In Heemstede en Vianen schreef hij even onvermoeibaar voort met een vertaling van Flavius Josephus (1679, aangevuld in 1682), een populair-medisch werk (Het medicinale collegie over de practyk der medicinen, 1690), diverse lofdichten op stadhouder-koning Willem III (1650-1702) en annotaties bij een uitgave van het leerboek Grieks van Thomas Magister (1698). Maar vooral de contemporaine geschiedenis bleef hem boeien: Leven en bedrijf van Willem III (1675); Leeven en daden der doorluchtighste zee-helden (1676). Ook verzorgde hij al sinds 1675 vervolgen op de Saken van staet en oorlog van de in 1669 overleden historicus Lieuwe van Aitzema (1600-1669). In de opdracht van het laatste vervolg, postuum verschenen in 1699, wordt Van den Bos door zijn uitgever herdacht als `die beruchte historieschrijver, die [...] zich ten nutte der Nederlanders afgeblokt, en eenen naam verworven heeft, die nimmer uyt de gedachtenissen der nakomelingen gewist sal werden, dewyl wy byna alles, wat aanmerkenswaardig in deze weereld is voorgevallen, aan zynen penne verschuldigt zyn'. Die naam heeft hem niet lang overleefd, maar als succesvol popularisator en vertaler verdient Van den Bos zeker meer aandacht dan hij tot dusver gekregen heeft.
Bronnen en literatuur
Het oeuvre van Van den Bos, een wirwar van uitgaven en al of niet aangevulde en/of gecombineerde heruitgaven, vormt nog altijd een `rare legpuzzel' (P. Verkruijsse, aangehaald in Krol 2012). De Short Title Catalogue Netherlands geeft een totaal van 114 treffers tussen 1645 en 1732. Hier ontbreken o.a. gelegenheidsgedichten. Zijn eerste publicatie verscheen mogelijk al in 1641 (Van Vliet en De Niet 1995).

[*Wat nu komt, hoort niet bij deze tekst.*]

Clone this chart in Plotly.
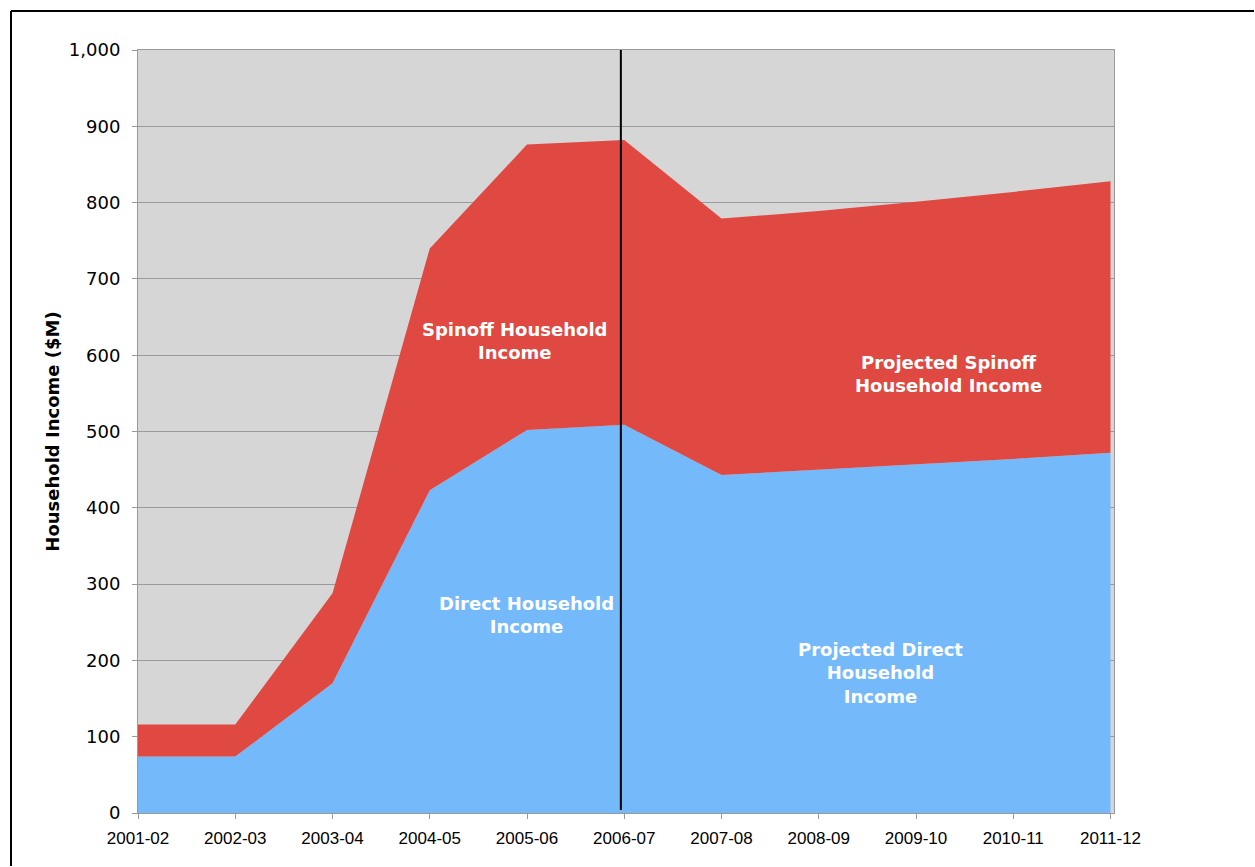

Archivalia over het leven van Van den Bos en zijn familie zijn verzameld door mevr. F.A.S. Wilke, Lambert van den Bos. Biografie. Dordrechtse Arcadia. Bibliografie (scriptie UvA 1969; niet gepubliceerd). Een beknopt geannoteerde bibliografie van zijn historische werk biedt E.O.G. Haitsma Mulier en Anton van der Lem, Repertorium van geschiedschrijvers in Nederland 1500-1800 (Den Haag 1990).
Zie voor secundaire literatuur verder de Bibliografie van de Nederlandse taal- en literatuurwetenschap.
De meest recente publicatie: Hans Krol, Heemstede als uitwijkplaats voor Dordts zwart schaap Lambertus van den Bos (Sylvius) 1620-1698 (Weblog Librariana 2012).
Over Van den Bos' vertaling van Don Quichote: Rietje van Vliet en Marco de Niet, Van ridders en andere Dordtse helden. De Don Quichot-vertaling van Lambert van den Bos, in: Mededelingen van de Stichting Jacob Campo Weyerman 18 (1995), p. 10-17.